THEY’RE WORRIED, AND THEY SHOULD BE: The Atlantic calls for COVID amnesty.
First of all, let me get this out of the way: Emily Oster, the author of the article I am about to eviscerate, doesn’t deserve the scorn I am about to heap on her.
Honestly, that’s true. She has generally been a voice of reason on COVID policy, and even when I disagree I respect her. She supported policies I considered and consider appalling, yet she always shared her reasoning and her doubts. Plus she vigorously opposed the COVID excuse to destroy education, and that deserves great respect.
Yet I am going to dump on her anyway, because while she as a person and thinker doesn’t deserve ridicule, her latest article in The Atlantic surely does. And since I am (usually) more concerned with ideas than personalities I am going to take liberties here. Still, I sincerely pre-apologize to Dr. Oster, and I hope that she can be as forgiving to me as she asks us to be toward COVID fascists. . . .
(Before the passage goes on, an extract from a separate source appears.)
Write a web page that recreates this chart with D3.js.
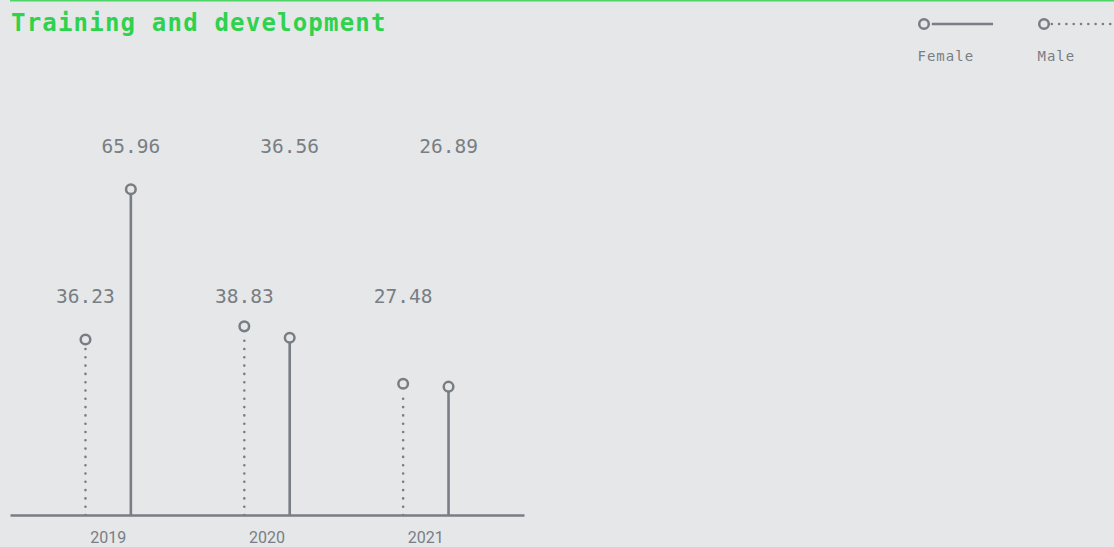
<!DOCTYPE html>
<html>
<head>
<meta charset="utf-8">
<script src="https://cdn.jsdelivr.net/npm/d3@7/dist/d3.min.js"></script>
<style>
  html, body { margin: 0; padding: 0; background: #e6e7e9; }
  svg { display: block; }
</style>
</head>
<body>
<svg id="chart" width="1114" height="547"></svg>
<script>
// Average training hours per employee, by year and gender
const years = ["2019", "2020", "2021"];
const genders = ["Male", "Female"];
const maleValues = [36.23, 38.83, 27.48];
const femaleValues = [65.96, 36.56, 26.89];
const titleText = "Training and development";

const W = 1114, H = 547;
const ink = "#787e84";
const bg = "#e6e7e9";
const green = "#2fd24c";

const svg = d3.select("#chart");
svg.append("rect").attr("width", W).attr("height", H).attr("fill", bg);

// thin accent rule along the top edge
svg.append("line")
  .attr("x1", 10).attr("x2", W).attr("y1", 0.75).attr("y2", 0.75)
  .attr("stroke", "#4fd468").attr("stroke-width", 1.5);

svg.append("text")
  .attr("x", 11).attr("y", 31)
  .attr("fill", green)
  .attr("font-family", "'DejaVu Sans Mono', monospace")
  .attr("font-weight", "bold")
  .attr("font-size", 24)
  .attr("letter-spacing", 1.2)
  .text(titleText);

// rows of records
const data = years.map((yr, i) => ({
  year: yr,
  Male: maleValues[i],
  Female: femaleValues[i]
}));

const baseY = 515;
const x0 = d3.scaleBand().domain(years).range([10, 524]).paddingInner(0).paddingOuter(0.118);
const x1 = d3.scalePoint().domain(genders).range([0, x0.bandwidth()]).padding(1.25);
const y = d3.scaleLinear().domain([0, 70]).range([522.5, 168.9]);

const r = 4.8;
const styles = {
  Male: { dash: "0 8.3", width: 2.6, cap: "round" },
  Female: { dash: null, width: 2.6, cap: "butt" }
};

// label rows sit above the tallest mark of each series
const labelRow = { Female: 152.5, Male: 303.3 };

const groups = svg.append("g").selectAll("g")
  .data(data).join("g")
  .attr("transform", d => `translate(${x0(d.year)},0)`);

genders.forEach(g => {
  groups.append("line")
    .attr("x1", x1(g)).attr("x2", x1(g))
    .attr("y1", baseY)
    .attr("y2", d => y(d[g]) + r + (g === "Male" ? 3 : 0))
    .attr("stroke", ink)
    .attr("stroke-width", styles[g].width)
    .attr("stroke-linecap", styles[g].cap)
    .attr("stroke-dasharray", styles[g].dash);

  groups.append("circle")
    .attr("cx", x1(g))
    .attr("cy", d => y(d[g]))
    .attr("r", r)
    .attr("fill", bg)
    .attr("stroke", ink)
    .attr("stroke-width", 2.5);

  groups.append("text")
    .attr("x", x1(g))
    .attr("y", labelRow[g])
    .attr("text-anchor", "middle")
    .attr("fill", ink)
    .attr("font-family", "'DejaVu Sans Mono', monospace")
    .attr("font-size", 19.5)
    .text(d => d[g].toFixed(2));
});

// baseline axis with year labels
const axis = svg.append("g")
  .attr("transform", `translate(0,${baseY})`)
  .call(d3.axisBottom(x0).tickSize(0).tickSizeOuter(0));
axis.select(".domain").attr("stroke", ink).attr("stroke-width", 2.5);
axis.selectAll("text")
  .attr("y", 28).attr("dy", 0)
  .attr("fill", ink)
  .attr("font-family", "Roboto, sans-serif")
  .attr("font-size", 16);

// legend
const legend = [
  { key: "Female", x: 924, lineEnd: 993 },
  { key: "Male", x: 1044, lineEnd: 1118 }
];
const lg = svg.append("g").selectAll("g").data(legend).join("g");
lg.append("line")
  .attr("x1", d => d.x + r + 3).attr("x2", d => d.lineEnd)
  .attr("y1", 24).attr("y2", 24)
  .attr("stroke", ink)
  .attr("stroke-width", d => styles[d.key].width)
  .attr("stroke-linecap", d => styles[d.key].cap)
  .attr("stroke-dasharray", d => styles[d.key].dash ? "0 7.3" : null);
lg.append("circle")
  .attr("cx", d => d.x).attr("cy", 24).attr("r", r)
  .attr("fill", bg).attr("stroke", ink).attr("stroke-width", 2.5);
lg.append("text")
  .attr("x", d => d.x - 6.5).attr("y", 61)
  .attr("fill", ink)
  .attr("font-family", "'DejaVu Sans Mono', monospace")
  .attr("font-size", 14)
  .attr("letter-spacing", 1)
  .text(d => d.key);
</script>
</body>
</html>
I in fact hold no animus towards people who made mistakes early on during the COVID pandemic. Either for the people who dismissed it as a minor problem (it wasn’t exactly minor–tons of people died), nor those who feared it could be the next Black Plague (even early on it clearly wasn’t, but given China’s very scary behavior before COVID spread outside its boundaries, it wasn’t irrational to fear that it was super dangerous).
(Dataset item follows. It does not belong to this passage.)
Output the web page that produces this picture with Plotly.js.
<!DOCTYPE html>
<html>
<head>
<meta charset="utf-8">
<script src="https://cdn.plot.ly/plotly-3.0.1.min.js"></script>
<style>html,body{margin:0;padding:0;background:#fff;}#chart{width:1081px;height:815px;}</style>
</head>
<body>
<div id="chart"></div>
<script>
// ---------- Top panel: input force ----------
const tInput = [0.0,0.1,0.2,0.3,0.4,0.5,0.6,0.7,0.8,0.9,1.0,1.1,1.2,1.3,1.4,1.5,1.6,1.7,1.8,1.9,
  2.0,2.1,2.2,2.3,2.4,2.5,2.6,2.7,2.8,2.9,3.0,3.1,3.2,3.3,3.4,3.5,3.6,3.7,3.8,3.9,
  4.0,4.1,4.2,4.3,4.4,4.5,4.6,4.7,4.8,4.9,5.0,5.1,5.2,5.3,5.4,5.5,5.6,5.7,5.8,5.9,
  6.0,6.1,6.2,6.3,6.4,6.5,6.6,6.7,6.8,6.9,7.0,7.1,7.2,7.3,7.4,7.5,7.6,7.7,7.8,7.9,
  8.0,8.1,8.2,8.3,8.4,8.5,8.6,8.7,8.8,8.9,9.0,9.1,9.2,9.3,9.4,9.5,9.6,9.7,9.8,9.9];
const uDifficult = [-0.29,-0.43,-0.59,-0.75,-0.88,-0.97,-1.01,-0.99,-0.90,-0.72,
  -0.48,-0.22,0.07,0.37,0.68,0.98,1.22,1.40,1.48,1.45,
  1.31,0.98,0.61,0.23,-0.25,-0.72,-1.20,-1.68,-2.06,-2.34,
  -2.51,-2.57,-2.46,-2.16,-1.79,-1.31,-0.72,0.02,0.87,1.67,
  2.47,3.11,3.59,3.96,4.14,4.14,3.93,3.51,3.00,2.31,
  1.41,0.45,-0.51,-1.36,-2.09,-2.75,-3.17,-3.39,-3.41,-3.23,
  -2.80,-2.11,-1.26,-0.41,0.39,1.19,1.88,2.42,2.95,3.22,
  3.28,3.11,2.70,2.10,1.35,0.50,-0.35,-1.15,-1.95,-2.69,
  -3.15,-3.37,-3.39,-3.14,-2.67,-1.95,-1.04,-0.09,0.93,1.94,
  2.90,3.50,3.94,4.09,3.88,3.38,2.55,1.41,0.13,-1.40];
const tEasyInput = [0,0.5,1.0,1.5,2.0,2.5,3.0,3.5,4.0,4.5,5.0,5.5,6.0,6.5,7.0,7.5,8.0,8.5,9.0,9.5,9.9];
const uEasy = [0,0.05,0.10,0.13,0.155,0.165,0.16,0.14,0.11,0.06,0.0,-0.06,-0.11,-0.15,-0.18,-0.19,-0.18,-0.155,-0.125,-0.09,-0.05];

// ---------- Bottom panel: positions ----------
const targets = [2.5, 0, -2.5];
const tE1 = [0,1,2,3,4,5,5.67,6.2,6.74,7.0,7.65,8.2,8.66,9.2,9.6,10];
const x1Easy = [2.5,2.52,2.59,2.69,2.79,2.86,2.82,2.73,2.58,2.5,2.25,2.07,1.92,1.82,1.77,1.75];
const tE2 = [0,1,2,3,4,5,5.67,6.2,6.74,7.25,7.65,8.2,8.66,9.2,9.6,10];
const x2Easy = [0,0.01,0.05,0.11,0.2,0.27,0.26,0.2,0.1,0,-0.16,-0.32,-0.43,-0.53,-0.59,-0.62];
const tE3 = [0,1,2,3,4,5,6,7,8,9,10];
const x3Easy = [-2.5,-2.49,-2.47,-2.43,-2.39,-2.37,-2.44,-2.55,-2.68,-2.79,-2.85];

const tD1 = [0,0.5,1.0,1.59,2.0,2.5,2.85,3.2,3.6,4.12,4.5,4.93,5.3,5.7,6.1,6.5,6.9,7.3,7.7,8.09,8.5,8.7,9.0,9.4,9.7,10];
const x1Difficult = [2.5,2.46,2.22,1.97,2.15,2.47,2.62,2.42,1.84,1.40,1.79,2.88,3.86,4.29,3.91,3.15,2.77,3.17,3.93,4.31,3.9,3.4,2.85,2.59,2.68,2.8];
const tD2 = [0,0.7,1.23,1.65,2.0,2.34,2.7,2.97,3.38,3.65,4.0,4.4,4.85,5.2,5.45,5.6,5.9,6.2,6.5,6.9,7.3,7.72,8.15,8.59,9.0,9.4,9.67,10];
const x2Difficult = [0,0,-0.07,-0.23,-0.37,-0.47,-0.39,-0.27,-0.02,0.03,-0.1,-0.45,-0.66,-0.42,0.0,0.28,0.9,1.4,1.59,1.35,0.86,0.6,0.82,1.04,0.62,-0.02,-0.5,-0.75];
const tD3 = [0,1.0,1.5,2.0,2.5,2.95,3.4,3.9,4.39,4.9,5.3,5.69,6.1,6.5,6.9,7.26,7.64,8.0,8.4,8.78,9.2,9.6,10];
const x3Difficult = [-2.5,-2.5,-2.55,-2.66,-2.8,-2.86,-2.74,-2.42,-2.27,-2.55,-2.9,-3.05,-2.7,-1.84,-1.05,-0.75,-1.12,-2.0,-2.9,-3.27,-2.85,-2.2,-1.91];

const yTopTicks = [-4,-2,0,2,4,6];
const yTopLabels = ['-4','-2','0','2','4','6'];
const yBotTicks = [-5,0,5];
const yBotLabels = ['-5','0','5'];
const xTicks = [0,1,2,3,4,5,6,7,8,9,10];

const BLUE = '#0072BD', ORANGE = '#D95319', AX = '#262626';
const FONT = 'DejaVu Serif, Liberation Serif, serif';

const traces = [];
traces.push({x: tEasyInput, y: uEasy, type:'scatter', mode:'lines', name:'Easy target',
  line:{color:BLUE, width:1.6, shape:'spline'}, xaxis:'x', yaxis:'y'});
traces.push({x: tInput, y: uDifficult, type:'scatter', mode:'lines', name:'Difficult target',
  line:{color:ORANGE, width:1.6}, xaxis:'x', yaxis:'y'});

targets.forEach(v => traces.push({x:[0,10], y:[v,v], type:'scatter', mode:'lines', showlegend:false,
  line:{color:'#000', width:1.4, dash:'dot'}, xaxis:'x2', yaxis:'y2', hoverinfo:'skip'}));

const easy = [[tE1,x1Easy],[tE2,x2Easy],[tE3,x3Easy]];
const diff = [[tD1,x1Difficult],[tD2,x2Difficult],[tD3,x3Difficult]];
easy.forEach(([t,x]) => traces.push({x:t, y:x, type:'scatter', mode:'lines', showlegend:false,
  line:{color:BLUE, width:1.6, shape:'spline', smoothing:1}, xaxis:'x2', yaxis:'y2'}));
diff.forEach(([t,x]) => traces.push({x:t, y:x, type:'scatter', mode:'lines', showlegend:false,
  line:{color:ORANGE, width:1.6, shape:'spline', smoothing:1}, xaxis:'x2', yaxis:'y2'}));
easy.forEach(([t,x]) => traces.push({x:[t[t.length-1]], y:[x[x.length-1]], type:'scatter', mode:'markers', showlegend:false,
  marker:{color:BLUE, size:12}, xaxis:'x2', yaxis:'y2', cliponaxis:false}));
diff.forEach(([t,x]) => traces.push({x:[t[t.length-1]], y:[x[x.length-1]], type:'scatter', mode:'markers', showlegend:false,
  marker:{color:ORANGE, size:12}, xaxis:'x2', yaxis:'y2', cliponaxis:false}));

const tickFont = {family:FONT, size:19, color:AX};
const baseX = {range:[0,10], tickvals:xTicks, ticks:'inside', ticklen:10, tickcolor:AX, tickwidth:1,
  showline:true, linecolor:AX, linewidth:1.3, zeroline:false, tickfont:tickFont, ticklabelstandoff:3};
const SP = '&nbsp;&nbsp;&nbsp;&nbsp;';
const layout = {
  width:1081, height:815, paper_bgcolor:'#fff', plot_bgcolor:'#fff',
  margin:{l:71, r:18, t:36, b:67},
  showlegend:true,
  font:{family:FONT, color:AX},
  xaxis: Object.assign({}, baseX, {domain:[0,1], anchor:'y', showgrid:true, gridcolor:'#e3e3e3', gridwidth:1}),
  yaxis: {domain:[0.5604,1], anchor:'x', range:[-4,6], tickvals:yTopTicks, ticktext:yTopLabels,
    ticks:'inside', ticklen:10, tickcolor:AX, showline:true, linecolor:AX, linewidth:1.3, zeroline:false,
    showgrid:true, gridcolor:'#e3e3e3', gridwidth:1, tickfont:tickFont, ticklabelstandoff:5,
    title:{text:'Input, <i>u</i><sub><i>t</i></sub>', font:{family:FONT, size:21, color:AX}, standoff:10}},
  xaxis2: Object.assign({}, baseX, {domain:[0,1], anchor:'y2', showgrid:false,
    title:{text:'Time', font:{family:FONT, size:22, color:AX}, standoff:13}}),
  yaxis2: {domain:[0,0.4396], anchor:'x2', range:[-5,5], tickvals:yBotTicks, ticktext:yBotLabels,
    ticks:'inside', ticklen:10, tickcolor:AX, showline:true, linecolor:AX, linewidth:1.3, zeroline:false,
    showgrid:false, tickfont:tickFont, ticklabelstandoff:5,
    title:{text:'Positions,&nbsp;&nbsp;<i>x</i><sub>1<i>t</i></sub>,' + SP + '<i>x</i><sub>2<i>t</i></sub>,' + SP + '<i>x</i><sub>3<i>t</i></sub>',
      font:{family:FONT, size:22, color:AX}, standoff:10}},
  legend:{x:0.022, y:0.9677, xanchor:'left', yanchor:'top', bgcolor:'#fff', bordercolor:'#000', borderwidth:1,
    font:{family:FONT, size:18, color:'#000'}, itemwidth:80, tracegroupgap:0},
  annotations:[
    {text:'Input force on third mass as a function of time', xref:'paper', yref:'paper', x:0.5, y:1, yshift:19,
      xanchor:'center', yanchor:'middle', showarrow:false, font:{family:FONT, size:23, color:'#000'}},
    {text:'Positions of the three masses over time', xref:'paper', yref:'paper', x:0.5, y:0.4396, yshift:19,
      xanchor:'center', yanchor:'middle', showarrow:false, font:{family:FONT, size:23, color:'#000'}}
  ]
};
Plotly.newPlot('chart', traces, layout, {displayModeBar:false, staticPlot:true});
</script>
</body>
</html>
Given these facts, I am and always was inclined to be generous in forgiving initial mistakes made when the pandemic hit. We saw citywide fumigation in China, hundreds in body bags, the inevitable media hype for ratings, and the initial inclination to overreact rather than under-react to avoid disaster. How can you not be scared?
Then facts came out, and not too long after the initial panic. It was clear that the COVID-19 virus was nasty, but was no plague, nor even a 1918 flu virus. It was a seriously nasty bug that targeted certain vulnerable populations, but left most people with a period of illness followed by a relatively quick recovery. Even “long-COVID” was more similar to Lyme disease than anything else. Nasty, unfortunately, but we live with worse.
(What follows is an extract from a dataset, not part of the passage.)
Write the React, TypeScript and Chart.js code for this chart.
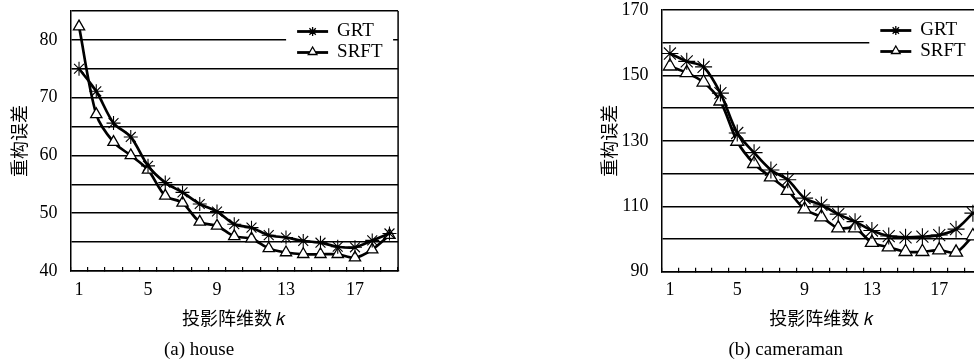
import React, { useEffect, useRef } from 'react';
import { Chart, registerables } from 'chart.js';

Chart.register(...registerables);

// ---------- data ----------
const kLabels = ['1', '2', '3', '4', '5', '6', '7', '8', '9', '10', '11', '12', '13', '14', '15', '16', '17', '18', '19'];
const xShownLabels = ['1', '5', '9', '13', '17'];
const seriesNames = ['GRT', 'SRFT'];

const houseGRT = [75.0, 71.1, 65.6, 63.2, 58.2, 55.3, 53.6, 51.6, 50.3, 48.1, 47.5, 46.2, 45.8, 45.2, 44.9, 44.2, 44.1, 45.3, 46.5];
const houseSRFT = [82.3, 67.1, 62.3, 60.0, 57.5, 53.0, 51.8, 48.5, 47.8, 46.0, 45.6, 43.9, 43.2, 42.9, 42.9, 42.9, 42.3, 43.7, 46.2];

const camGRT = [156.7, 154.3, 152.6, 144.6, 132.4, 126.4, 121.1, 118.1, 112.5, 110.4, 107.6, 105.3, 102.6, 100.9, 100.5, 100.7, 101.2, 103.0, 107.9];
const camSRFT = [152.8, 150.8, 147.9, 142.1, 129.8, 123.0, 118.9, 114.8, 109.1, 106.7, 103.3, 103.3, 98.9, 97.5, 96.1, 96.1, 96.6, 95.9, 100.9];

const yTitleText = '重构误差';
const xTitleText = '投影阵维数 𝑘';
const captionTexts = ['(a) house', '(b) cameraman'];

// ---------- styling ----------
const SERIF = '"Liberation Serif", "Noto Sans CJK SC", serif';
const CJK = '"Liberation Serif", "Noto Sans CJK SC", sans-serif';

type PanelSpec = {
  left: number;
  width: number;
  height: number;
  yAxisWidth: number;
  padTop: number;
  padRight: number;
  xScaleHeight: number;
  yMin: number;
  yMax: number;
  yStep: number;
  yLabelStep: number;
  grt: number[];
  srft: number[];
  caption: string;
  starR: number;
  triR: number;
};

const panels: PanelSpec[] = [
  {
    left: 0, width: 470, height: 362,
    yAxisWidth: 70.4, padTop: 11, padRight: 71.9, xScaleHeight: 67.2,
    yMin: 40, yMax: 85, yStep: 5, yLabelStep: 10,
    grt: houseGRT, srft: houseSRFT, caption: captionTexts[0],
    starR: 7, triR: 6.5,
  },
  {
    left: 590, width: 470, height: 362,
    yAxisWidth: 71.5, padTop: 10, padRight: 78.7, xScaleHeight: 66.5,
    yMin: 90, yMax: 170, yStep: 10, yLabelStep: 20,
    grt: camGRT, srft: camSRFT, caption: captionTexts[1],
    starR: 8.5, triR: 7.5,
  },
];

const framePlugin = {
  id: 'frameRight',
  beforeDatasetsDraw(chart: any) {
    const { ctx, chartArea } = chart;
    ctx.save();
    ctx.strokeStyle = '#000';
    ctx.lineWidth = 1.5;
    ctx.beginPath();
    ctx.moveTo(chartArea.right, chartArea.top);
    ctx.lineTo(chartArea.right, chartArea.bottom);
    ctx.stroke();
    ctx.restore();
  },
};

function drawStar(ctx: CanvasRenderingContext2D, x: number, y: number, r: number) {
  ctx.beginPath();
  for (let i = 0; i < 4; i++) {
    const a = (i * Math.PI) / 4;
    ctx.moveTo(x - Math.cos(a) * r, y - Math.sin(a) * r);
    ctx.lineTo(x + Math.cos(a) * r, y + Math.sin(a) * r);
  }
  ctx.stroke();
}

function drawTriangle(ctx: CanvasRenderingContext2D, x: number, y: number, r: number) {
  ctx.beginPath();
  for (let i = 0; i < 3; i++) {
    const a = (i * 2 * Math.PI) / 3;
    const px = x + Math.sin(a) * r;
    const py = y - Math.cos(a) * r;
    if (i === 0) ctx.moveTo(px, py);
    else ctx.lineTo(px, py);
  }
  ctx.closePath();
  ctx.fillStyle = '#fff';
  ctx.fill();
  ctx.stroke();
}

const boxLegendPlugin = {
  id: 'boxLegend',
  afterDraw(chart: any) {
    const { ctx, chartArea } = chart;
    const right = chartArea.right;
    const top = chartArea.top;
    ctx.save();
    ctx.fillStyle = '#fff';
    ctx.fillRect(right - 112, top + 3, 107, 48);
    const names = chart.data.datasets.map((d: any) => d.label);
    names.forEach((name: string, i: number) => {
      const y = top + 20.5 + i * 21;
      const x0 = right - 101;
      ctx.strokeStyle = '#000';
      ctx.lineWidth = 2.8;
      ctx.beginPath();
      ctx.moveTo(x0, y);
      ctx.lineTo(x0 + 31, y);
      ctx.stroke();
      ctx.lineWidth = 1.3;
      if (i === 0) drawStar(ctx, x0 + 15.5, y, 4.5);
      else drawTriangle(ctx, x0 + 15.5, y - 0.5, 5);
      ctx.fillStyle = '#000';
      ctx.font = `19px ${SERIF}`;
      ctx.textBaseline = 'middle';
      ctx.textAlign = 'left';
      ctx.fillText(name, right - 61, y);
    });
    ctx.restore();
  },
};

function Panel({ spec }: { spec: PanelSpec }) {
  const ref = useRef<HTMLCanvasElement | null>(null);
  useEffect(() => {
    if (!ref.current) return;
    const chart = new Chart(ref.current, {
      type: 'line',
      data: {
        labels: kLabels,
        datasets: [
          {
            label: seriesNames[0],
            data: spec.grt,
            borderColor: '#000',
            borderWidth: 2.7,
            tension: 0.3,
            fill: false,
            pointStyle: 'star',
            pointRadius: spec.starR,
            pointBorderColor: '#000',
            pointBackgroundColor: '#000',
            pointBorderWidth: 1.1,
          },
          {
            label: seriesNames[1],
            data: spec.srft,
            borderColor: '#000',
            borderWidth: 2.7,
            tension: 0.3,
            fill: false,
            pointStyle: 'triangle',
            pointRadius: spec.triR,
            pointBorderColor: '#000',
            pointBackgroundColor: '#fff',
            pointBorderWidth: 1.3,
          },
        ],
      },
      options: {
        responsive: false,
        animation: false,
        devicePixelRatio: 1,
        layout: { padding: { top: spec.padTop, right: spec.padRight, left: 0, bottom: 0 } },
        plugins: {
          legend: { display: false },
          tooltip: { enabled: false },
          title: {
            display: true,
            text: spec.caption,
            position: 'bottom',
            color: '#000',
            font: { family: SERIF, size: 19, weight: 'normal' },
            padding: { top: 0, bottom: 1 },
          },
        },
        scales: {
          x: {
            type: 'category',
            offset: true,
            grid: {
              offset: true,
              drawOnChartArea: false,
              drawTicks: true,
              tickLength: -4,
              color: '#000',
              lineWidth: 1.2,
            },
            border: { display: true, color: '#000', width: 1.5 },
            ticks: {
              autoSkip: false,
              maxRotation: 0,
              minRotation: 0,
              padding: 12,
              color: '#000',
              font: { family: SERIF, size: 18 },
              callback: (_v: any, i: number) => (xShownLabels.includes(kLabels[i]) ? kLabels[i] : ''),
            },
            title: {
              display: true,
              text: xTitleText,
              color: '#000',
              font: { family: CJK, size: 18 },
              padding: { top: 0, bottom: 7.4 },
            },
            afterFit: (s: any) => {
              s.height = spec.xScaleHeight;
              s.paddingLeft = 0;
              s.paddingRight = 0;
            },
          },
          y: {
            min: spec.yMin,
            max: spec.yMax,
            grid: { color: '#000', lineWidth: 1.5, drawTicks: false },
            border: { display: true, color: '#000', width: 1.5 },
            ticks: {
              stepSize: spec.yStep,
              padding: 13,
              color: '#000',
              font: { family: SERIF, size: 18 },
              callback: (v: any) => {
                const n = Number(v);
                const r = Math.abs((n - spec.yMin) % spec.yLabelStep);
                return r < 0.001 || Math.abs(r - spec.yLabelStep) < 0.001 ? String(n) : '';
              },
            },
            title: {
              display: true,
              text: yTitleText,
              color: '#000',
              font: { family: CJK, size: 18 },
              padding: { top: 10, bottom: 0 },
            },
            afterFit: (s: any) => {
              s.width = spec.yAxisWidth;
              s.paddingTop = 0;
              s.paddingBottom = 0;
            },
          },
        },
      },
      plugins: [framePlugin, boxLegendPlugin],
    } as any);
    return () => chart.destroy();
  }, [spec]);
  return (
    <canvas
      ref={ref}
      width={spec.width}
      height={spec.height}
      style={{ position: 'absolute', left: spec.left, top: 0, width: spec.width, height: spec.height }}
    />
  );
}

export default function App() {
  return (
    <div
      style={{
        position: 'fixed',
        left: 0,
        top: 0,
        width: 974,
        height: 362,
        overflow: 'hidden',
        background: '#fff',
      }}
    >
      {panels.map((p, i) => (
        <Panel key={i} spec={p} />
      ))}
    </div>
  );
}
In other words, the wisdom of the viciously attacked–to this day, mind you–Great Barrington Declaration has been vindicated. Once data started rolling in and the true scope of its danger was known, COVID became a political cause for the Left, not a public health issue. Public policy and social behavior was no longer grounded in any connection to reality and became a political signifier, and every single awful consequence that has come from the use of COVID as a political cudgel to attack those of us who demanded a rational, measured response is entirely blameworthy. The people who did this must pay a price.
COVID fanatics deserve every single bit of the consequences that are coming for them, and far far more than they will suffer.
I agree 100%.
UPDATE: A friend comments: “Best I can do is military tribunals.”